## Written instruction
Within the material below, locate the line with "The picture is" and the line with "const innerH = height", then return those two lines and all lines between them, exactly as written.

## Data shown
···

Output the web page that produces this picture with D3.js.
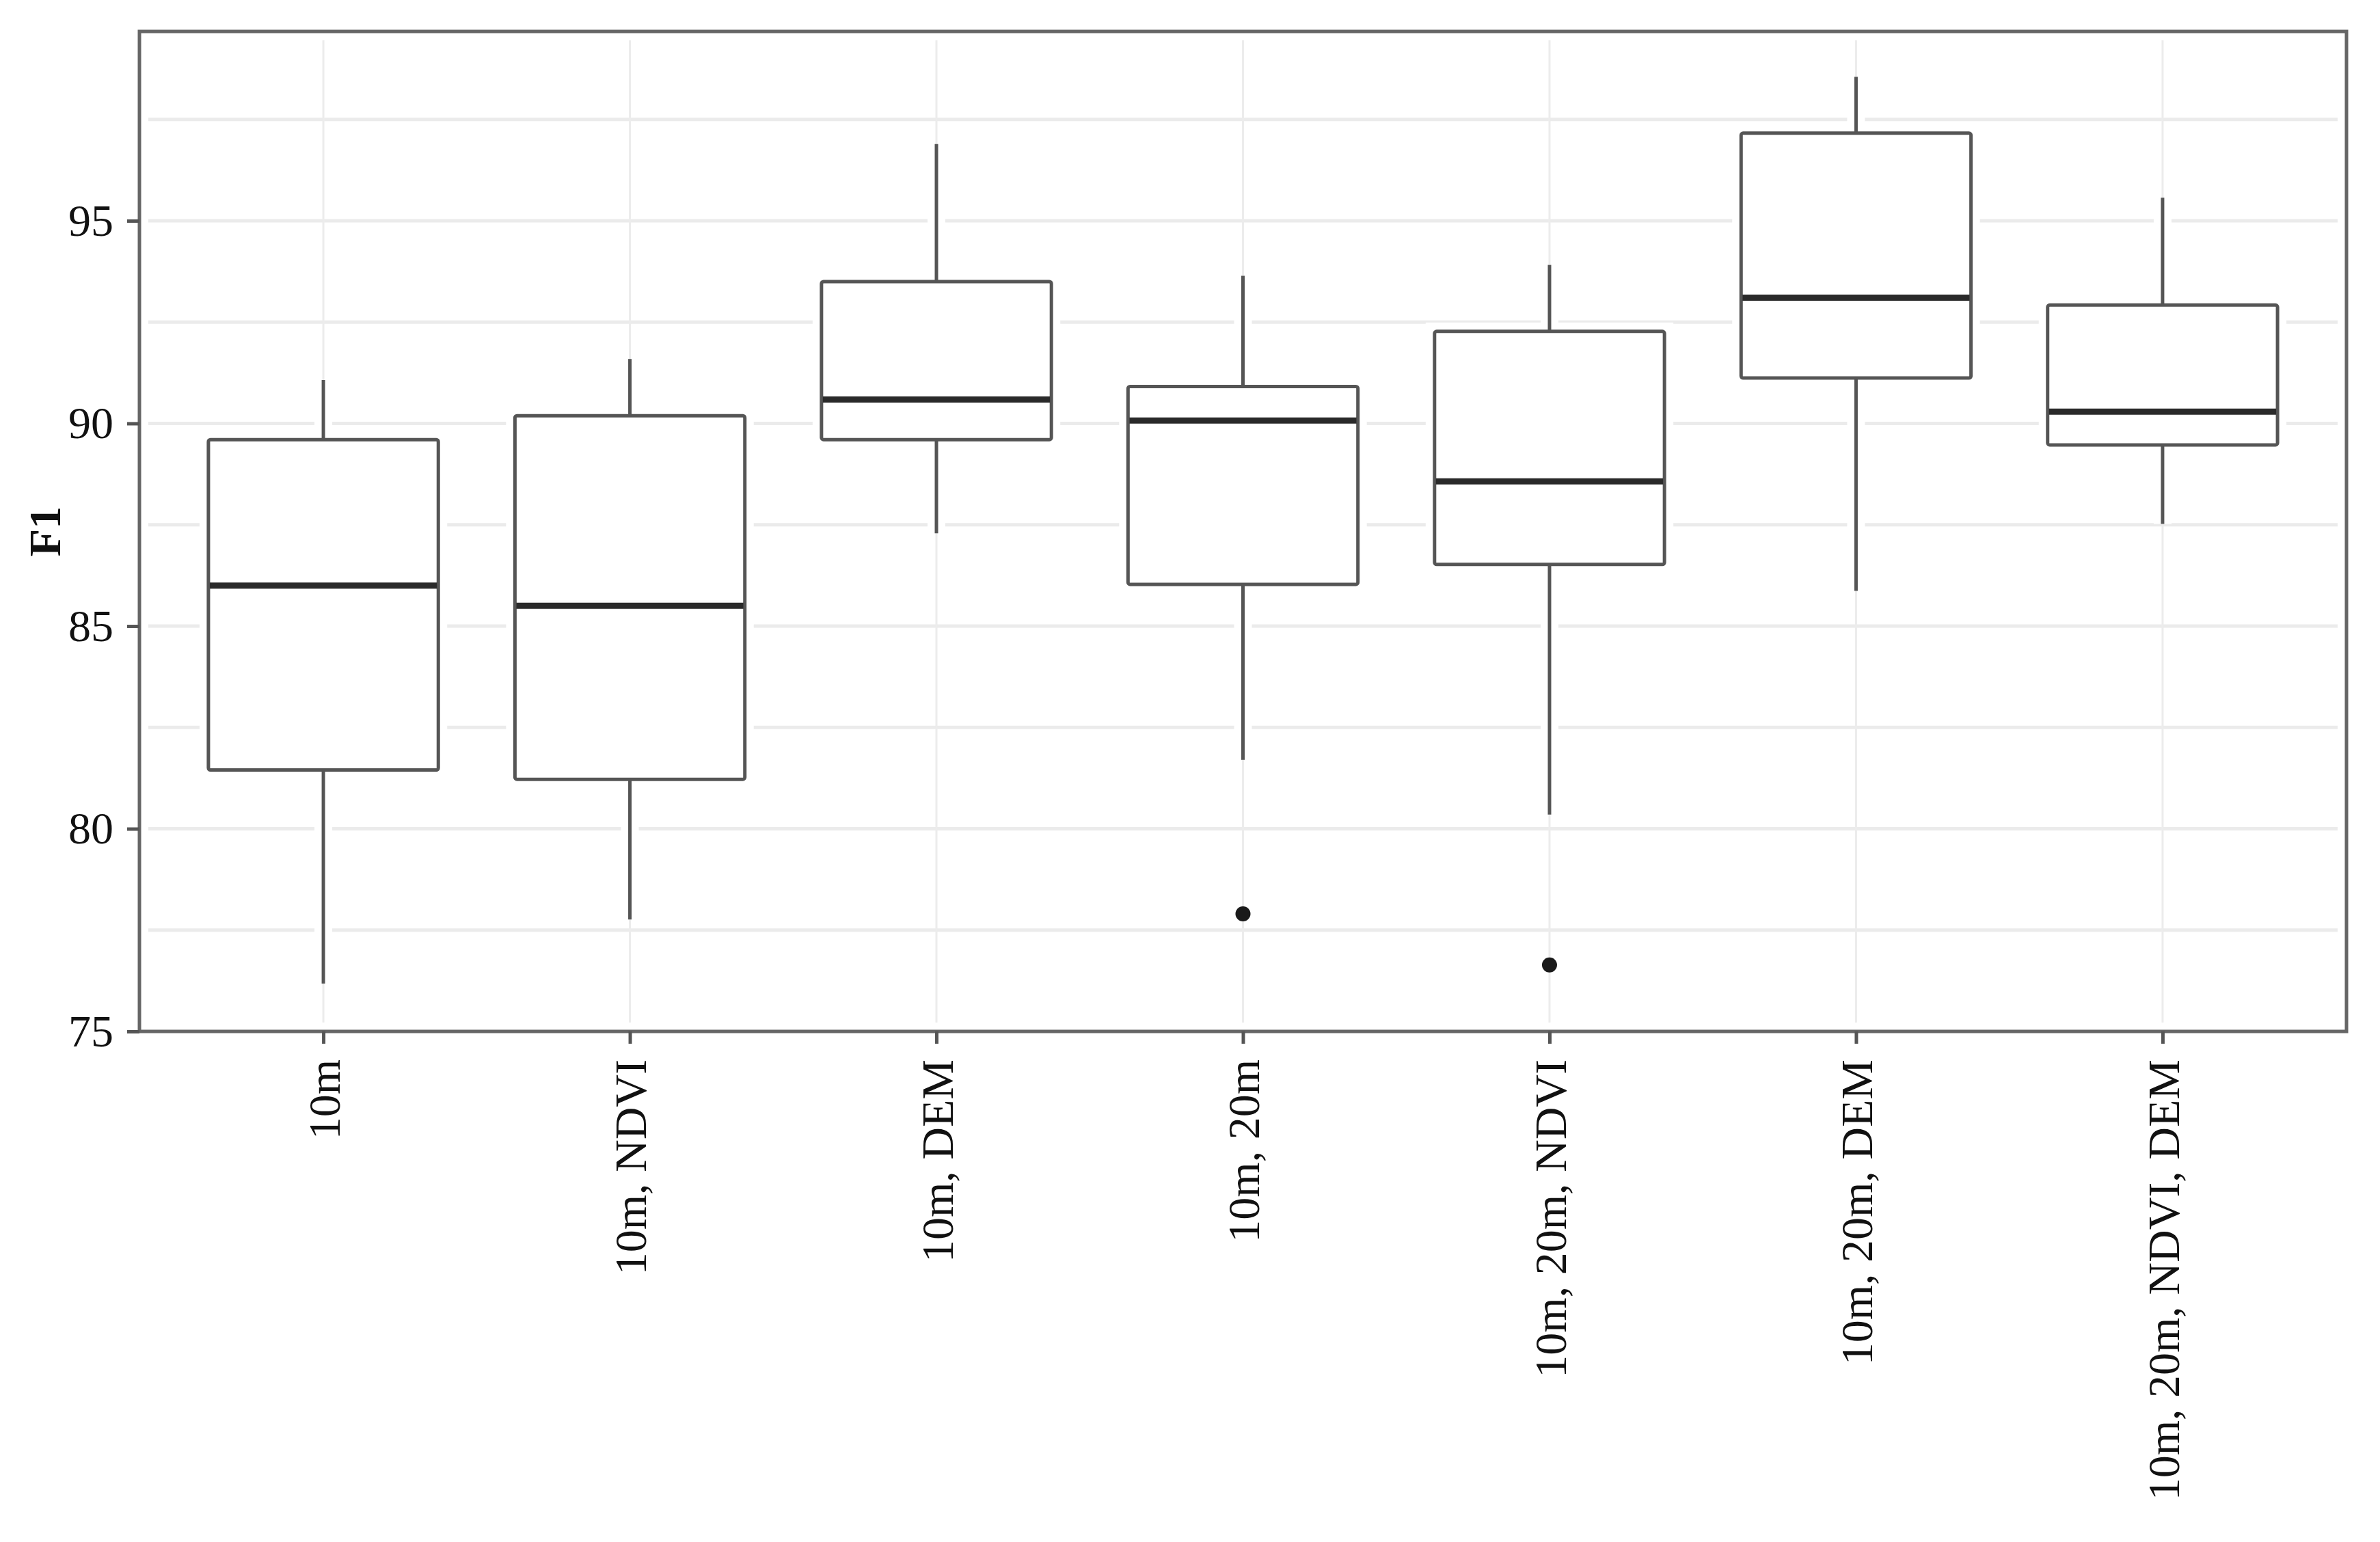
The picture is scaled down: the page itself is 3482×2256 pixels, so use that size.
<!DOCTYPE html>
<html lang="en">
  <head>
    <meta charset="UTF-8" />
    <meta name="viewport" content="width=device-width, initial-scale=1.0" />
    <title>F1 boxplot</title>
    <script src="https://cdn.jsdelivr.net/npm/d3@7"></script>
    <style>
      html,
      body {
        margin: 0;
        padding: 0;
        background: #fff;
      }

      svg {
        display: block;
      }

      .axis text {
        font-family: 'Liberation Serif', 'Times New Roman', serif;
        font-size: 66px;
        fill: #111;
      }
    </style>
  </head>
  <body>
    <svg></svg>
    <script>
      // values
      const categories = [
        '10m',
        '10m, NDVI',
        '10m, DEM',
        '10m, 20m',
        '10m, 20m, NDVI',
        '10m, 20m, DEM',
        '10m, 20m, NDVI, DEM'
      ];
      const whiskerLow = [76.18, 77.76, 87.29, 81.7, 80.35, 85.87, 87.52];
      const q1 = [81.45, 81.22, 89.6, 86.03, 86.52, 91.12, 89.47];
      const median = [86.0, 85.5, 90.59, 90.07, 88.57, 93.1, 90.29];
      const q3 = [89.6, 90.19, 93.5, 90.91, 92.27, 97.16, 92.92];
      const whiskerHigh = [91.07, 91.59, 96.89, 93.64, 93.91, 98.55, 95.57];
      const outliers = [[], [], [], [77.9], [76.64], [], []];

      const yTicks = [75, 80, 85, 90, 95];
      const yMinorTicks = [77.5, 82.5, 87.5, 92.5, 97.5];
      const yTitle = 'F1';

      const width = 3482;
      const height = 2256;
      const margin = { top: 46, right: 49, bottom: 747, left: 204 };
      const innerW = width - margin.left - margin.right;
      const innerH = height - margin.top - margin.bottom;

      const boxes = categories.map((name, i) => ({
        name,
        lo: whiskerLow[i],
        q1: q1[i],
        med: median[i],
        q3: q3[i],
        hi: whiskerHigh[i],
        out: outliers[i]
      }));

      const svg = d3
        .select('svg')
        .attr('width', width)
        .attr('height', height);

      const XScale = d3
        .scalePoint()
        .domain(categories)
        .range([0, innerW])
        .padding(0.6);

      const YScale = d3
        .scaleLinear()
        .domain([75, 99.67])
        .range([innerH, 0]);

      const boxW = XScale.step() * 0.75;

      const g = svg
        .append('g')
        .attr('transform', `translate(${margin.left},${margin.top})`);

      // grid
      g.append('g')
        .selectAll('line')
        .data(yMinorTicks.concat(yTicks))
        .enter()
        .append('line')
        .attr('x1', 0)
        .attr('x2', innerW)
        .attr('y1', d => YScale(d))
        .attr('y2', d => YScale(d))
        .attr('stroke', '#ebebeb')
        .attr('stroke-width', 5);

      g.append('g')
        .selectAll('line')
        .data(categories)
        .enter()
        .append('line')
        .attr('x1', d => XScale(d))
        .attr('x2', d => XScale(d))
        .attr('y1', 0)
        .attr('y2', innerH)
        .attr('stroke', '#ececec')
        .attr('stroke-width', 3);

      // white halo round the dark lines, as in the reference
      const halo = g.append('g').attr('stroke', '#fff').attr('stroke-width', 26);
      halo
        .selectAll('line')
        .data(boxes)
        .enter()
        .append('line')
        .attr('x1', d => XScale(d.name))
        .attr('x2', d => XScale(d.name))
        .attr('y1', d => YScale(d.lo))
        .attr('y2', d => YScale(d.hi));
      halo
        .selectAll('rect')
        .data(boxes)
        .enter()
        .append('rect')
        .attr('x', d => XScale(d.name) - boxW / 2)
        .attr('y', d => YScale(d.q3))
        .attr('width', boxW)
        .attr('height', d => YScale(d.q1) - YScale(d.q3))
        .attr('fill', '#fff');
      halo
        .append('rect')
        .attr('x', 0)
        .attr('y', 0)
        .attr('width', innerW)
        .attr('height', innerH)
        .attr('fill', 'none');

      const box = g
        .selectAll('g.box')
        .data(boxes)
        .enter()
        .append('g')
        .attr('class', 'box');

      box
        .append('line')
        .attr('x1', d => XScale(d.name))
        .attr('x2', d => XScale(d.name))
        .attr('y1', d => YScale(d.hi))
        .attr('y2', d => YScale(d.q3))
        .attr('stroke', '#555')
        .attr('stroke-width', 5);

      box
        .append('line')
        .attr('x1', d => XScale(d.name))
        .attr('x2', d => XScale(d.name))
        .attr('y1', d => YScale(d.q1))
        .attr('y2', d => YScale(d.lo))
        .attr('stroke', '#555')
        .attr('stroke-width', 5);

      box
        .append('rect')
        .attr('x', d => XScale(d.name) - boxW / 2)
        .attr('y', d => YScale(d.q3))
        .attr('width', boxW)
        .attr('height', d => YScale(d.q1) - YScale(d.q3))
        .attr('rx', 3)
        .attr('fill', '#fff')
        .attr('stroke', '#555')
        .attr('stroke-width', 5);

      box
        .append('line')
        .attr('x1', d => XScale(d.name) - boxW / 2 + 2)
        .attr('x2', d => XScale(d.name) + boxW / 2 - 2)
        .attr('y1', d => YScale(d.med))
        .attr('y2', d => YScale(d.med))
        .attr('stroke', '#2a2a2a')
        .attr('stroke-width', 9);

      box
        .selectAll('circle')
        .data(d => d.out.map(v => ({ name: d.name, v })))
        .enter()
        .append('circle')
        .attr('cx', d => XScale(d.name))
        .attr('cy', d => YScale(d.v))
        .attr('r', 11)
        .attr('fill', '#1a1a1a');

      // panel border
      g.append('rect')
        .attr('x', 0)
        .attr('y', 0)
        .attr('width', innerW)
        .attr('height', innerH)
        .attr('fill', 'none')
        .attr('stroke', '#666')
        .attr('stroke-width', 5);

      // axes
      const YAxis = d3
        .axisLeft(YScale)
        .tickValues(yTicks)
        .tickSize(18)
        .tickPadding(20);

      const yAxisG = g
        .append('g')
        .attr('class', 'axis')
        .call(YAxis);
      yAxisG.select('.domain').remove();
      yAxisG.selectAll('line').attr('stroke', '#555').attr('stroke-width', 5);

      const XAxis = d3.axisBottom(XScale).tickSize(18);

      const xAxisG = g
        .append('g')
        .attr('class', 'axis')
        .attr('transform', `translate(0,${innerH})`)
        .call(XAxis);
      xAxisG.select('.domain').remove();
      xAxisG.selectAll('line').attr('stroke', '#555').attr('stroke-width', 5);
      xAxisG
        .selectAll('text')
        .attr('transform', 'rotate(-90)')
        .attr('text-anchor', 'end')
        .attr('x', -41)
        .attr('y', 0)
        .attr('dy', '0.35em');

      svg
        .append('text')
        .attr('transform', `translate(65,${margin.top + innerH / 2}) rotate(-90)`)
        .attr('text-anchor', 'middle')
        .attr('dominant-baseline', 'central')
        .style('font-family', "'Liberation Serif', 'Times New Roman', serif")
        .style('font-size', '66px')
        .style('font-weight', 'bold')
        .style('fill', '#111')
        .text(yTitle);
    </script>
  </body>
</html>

···

## Answer to the task
The picture is scaled down: the page itself is 3482×2256 pixels, so use that size.
<!DOCTYPE html>
<html lang="en">
  <head>
    <meta charset="UTF-8" />
    <meta name="viewport" content="width=device-width, initial-scale=1.0" />
    <title>F1 boxplot</title>
    <script src="https://cdn.jsdelivr.net/npm/d3@7"></script>
    <style>
      html,
      body {
        margin: 0;
        padding: 0;
        background: #fff;
      }

      svg {
        display: block;
      }

      .axis text {
        font-family: 'Liberation Serif', 'Times New Roman', serif;
        font-size: 66px;
        fill: #111;
      }
    </style>
  </head>
  <body>
    <svg></svg>
    <script>
      // values
      const categories = [
        '10m',
        '10m, NDVI',
        '10m, DEM',
        '10m, 20m',
        '10m, 20m, NDVI',
        '10m, 20m, DEM',
        '10m, 20m, NDVI, DEM'
      ];
      const whiskerLow = [76.18, 77.76, 87.29, 81.7, 80.35, 85.87, 87.52];
      const q1 = [81.45, 81.22, 89.6, 86.03, 86.52, 91.12, 89.47];
      const median = [86.0, 85.5, 90.59, 90.07, 88.57, 93.1, 90.29];
      const q3 = [89.6, 90.19, 93.5, 90.91, 92.27, 97.16, 92.92];
      const whiskerHigh = [91.07, 91.59, 96.89, 93.64, 93.91, 98.55, 95.57];
      const outliers = [[], [], [], [77.9], [76.64], [], []];

      const yTicks = [75, 80, 85, 90, 95];
      const yMinorTicks = [77.5, 82.5, 87.5, 92.5, 97.5];
      const yTitle = 'F1';

      const width = 3482;
      const height = 2256;
      const margin = { top: 46, right: 49, bottom: 747, left: 204 };
      const innerW = width - margin.left - margin.right;
      const innerH = height - margin.top - margin.bottom;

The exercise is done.